Alargando la sombra del ciprés

Expira febrero pero el verano se resiste a dar tregua. El sol se desploma sobre el valle como un borracho atarantado. Los muchachos aprovechan de lanzarse piqueros al Ñuble gritando gerónimos retumbantes. Pronto comenzarán las clases, las levantadas de amanecida, las corbatas mal anudadas. Desde las casas sale aroma a mermelada de mora, a pastel de choclo, a porotos granados. Los duraznos maduros caen sobre la hierba derramando su ofrenda nectarina. Las gallinas sedientas incursionan en los huertos para comerse los tomates. Pasan señoras con quitasoles proclamando las bondades del reino de los cielos.

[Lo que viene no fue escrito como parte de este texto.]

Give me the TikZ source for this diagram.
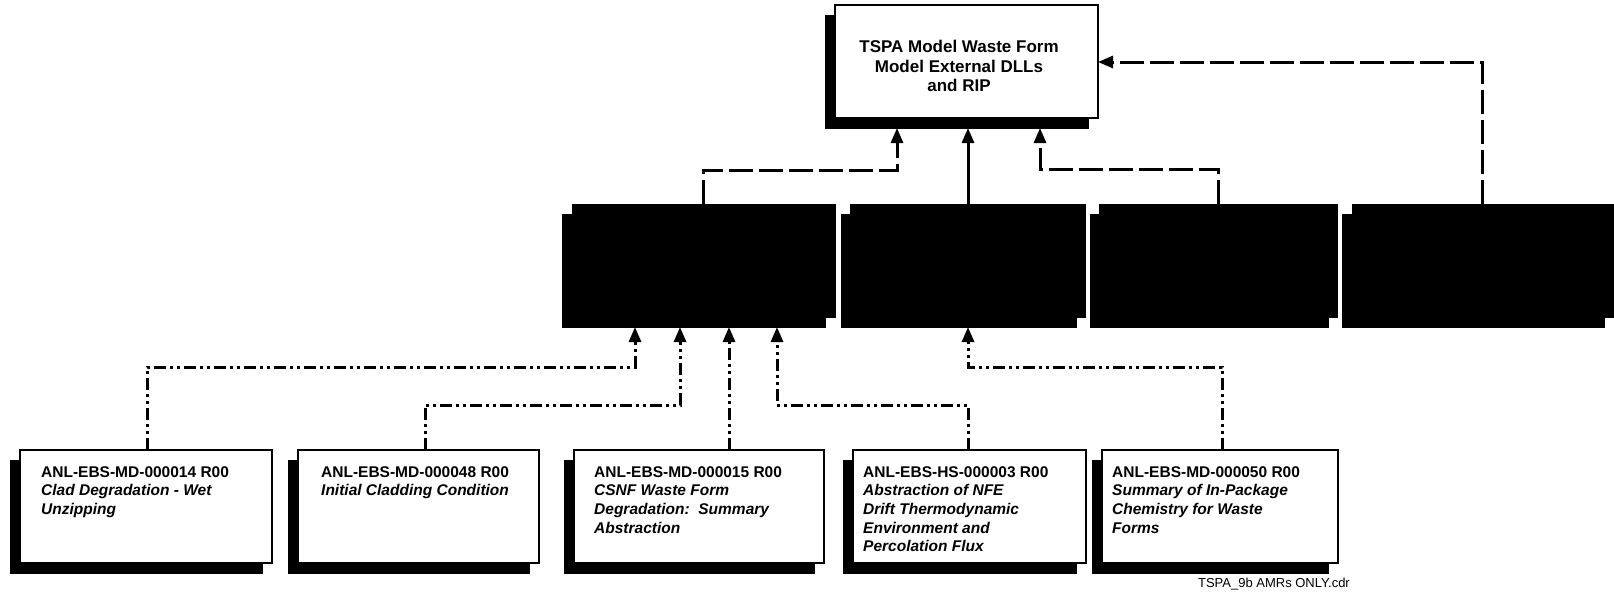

La brisa trae semillas desmembradas, cartitas sin remitente, rumores de erupción volcánica.

El mate con lavanda sabe bien. Un trueno carcajea detrás del Malalcura. El gallo cresta de rosa canta su diana de cinco de la tarde. Vuelvo a Delibes, que es como volver a Umbral o a Cela, los soberbios españoles que hoy son casi viejos, casi olvidados, y cuyos lectores parecen en serio peligro de extinción.

"Encontré mi habitación fría, destartalada, envuelta en un ambiente de tristeza que lo impregnaba todo, cama, armario, mesa y hasta mi propio ser. Temblaba al desnudarme, aunque el frío no había comenzado aún a desenvainar sus cuchillos. Me daba la sensación de que todo, todo, hasta las paredes y el techo de la habitación, estaba húmedo de melancolía. Por otro lado, nadie se preocupó de llevar a aquel cuarto la caricia de un detalle. Todo raspaba, arañaba, como raspan y arañan las cosas prácticas. No existía una cortina, o una estera, o una colcha, o una lámpara con una cretona pretenciosa. Allí todo era rígido como la vida y útil como la materialidad del dinero lo es a los espíritus avaros. Me resigné porque esta vida arrastrada, materializada, estaba forzado a vivirla unos cuantos años. Y al apagar la luz y llenarse de lágrimas mis ojos -que aguardaron a las tinieblas para no escandalizar a la materia que me envolvía-, mi pensamiento quedó muy cerca; dentro de la misma casa, pero, casualmente, fue a parar a Fany y a los dos pececillos rojos que nadaban en la pecera verde."

Miguel Delibes, La sombra del ciprés es alargada.